Week 5 – Modernization of Portage

Week 5 – Modernization of Portage

Hey everyone, this week was a fun and satisfying one. Let’s get into it.

Context

I wanted to work on the dependency resolution system of portage. It is a scary codebase and so  Sam suggested I start with bugs related to the dependency resolution system. We decided on bug  528836. The bug is relatively simple (though it took me relatively long time to understand). In gentoo, there are virtual packages. If multiple packages can provide the same functionality / library,  then there is a virtual package that depends on either one of them. Any package needing  that functionality / library can depend on the virtual package and not worry about the specifics. The  problem in this bug is that a package has two dependencies (let’s say) and one depends on a  package and the other depends on the corresponding virtual package. Now portage tries to emerge  both sides of the virtual package, which leads to conflicts. Ideally, the ebuild maintainers should  have made both dependencies depend on the virtual package rather than the actual, but nonetheless portage should have been able to figure it. The first task was to reproduce the bug in a gentoo  system.

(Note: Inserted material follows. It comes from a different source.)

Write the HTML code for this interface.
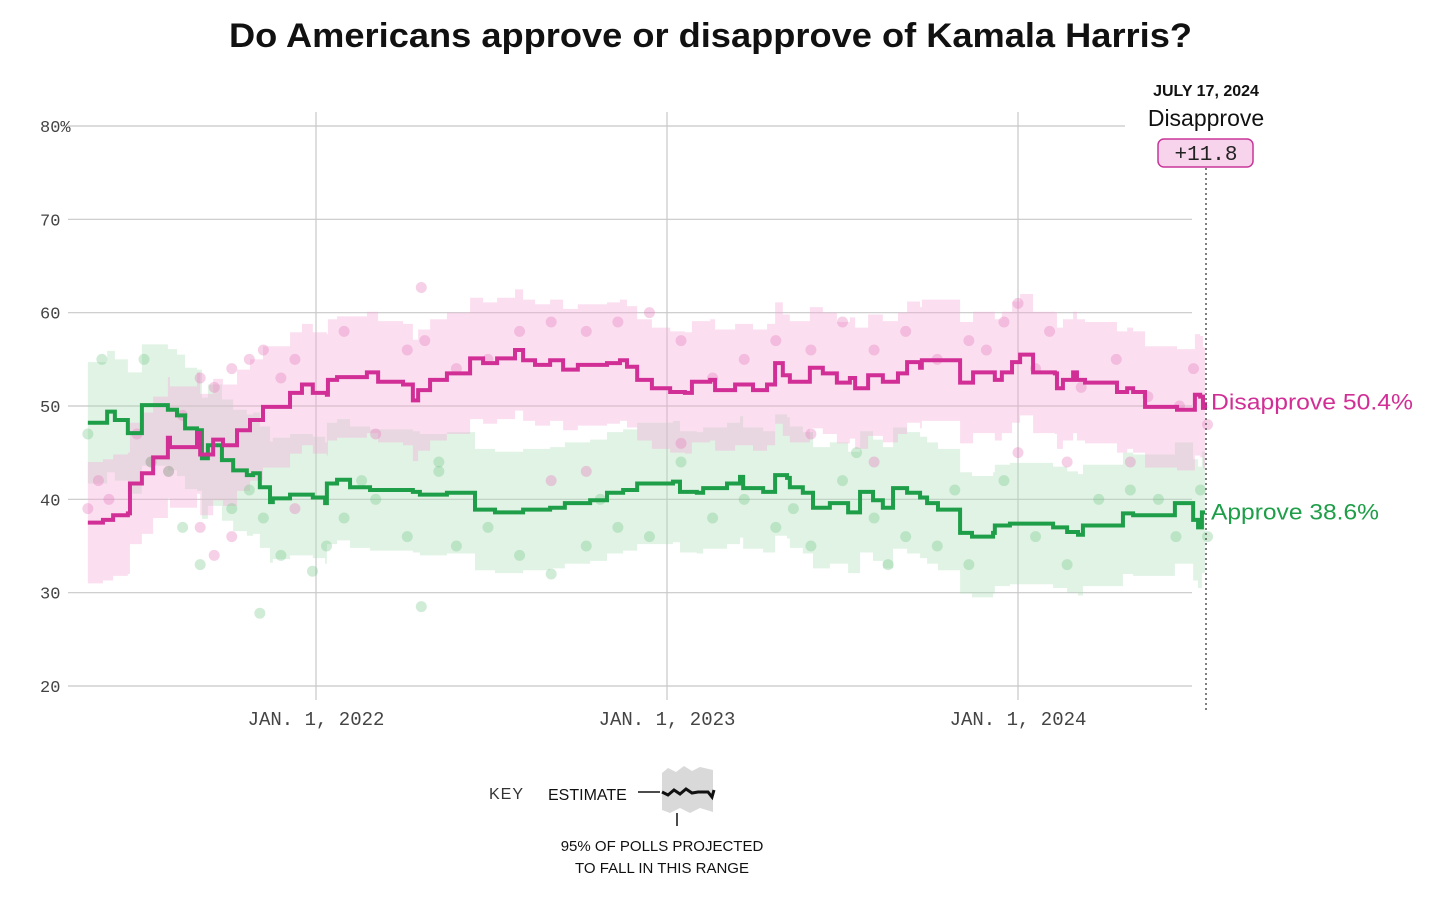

There were several hurdles along the way. The bug was very old (from 2014). It is not  reproduceable in the current state of portage or the ebuild repository. Luckily, we got an old stage3  from Andrey, one of the mentors. Gentoo moved to git from CVS only recently and so, we had to graft in the historical gentoo repo into the current repo to restore it to an older state. The major  hurdle is my inexperience / knowledge with ebuilds. Though I have been using gentoo for a few  years, I never bothered to create ebuilds or study them. So when I had to look through the ebuilds  to figure out what is going on, it was a bit overwhelming. Reading through pages and pages of man  pages, PMS and gentoo wiki and with a lot of help from Sam, we were able to reproduce the bug.

Writing a test for the bug

Sam suggested that I write a test for portage that would expose this behaviour. It had it’s own  hurdles, but finally we were able to do it. It is not integrated into portage, but it can be found here. I  really want to thank Sam again for his patience towards me. I sometimes ask the silliest of things,  but he explains them with a smile. I could never be more thankful.

The next step will be towards trying to fix the bug with portage or declare the ebuild to be invalid  (which is reasonable). We will also work towards integrating the test into portage. Sam will have to  decide on that. I will keep you posted whatever happens.

Unreachable code

I also sent a pull request, removing some unreachable / legacy code. At the time of submitting the  pull request, GitHub’s pypy37 (one of the targets portage is tested against) runner had some issues.  The tests will be rerun and the commit will be merged into master soon.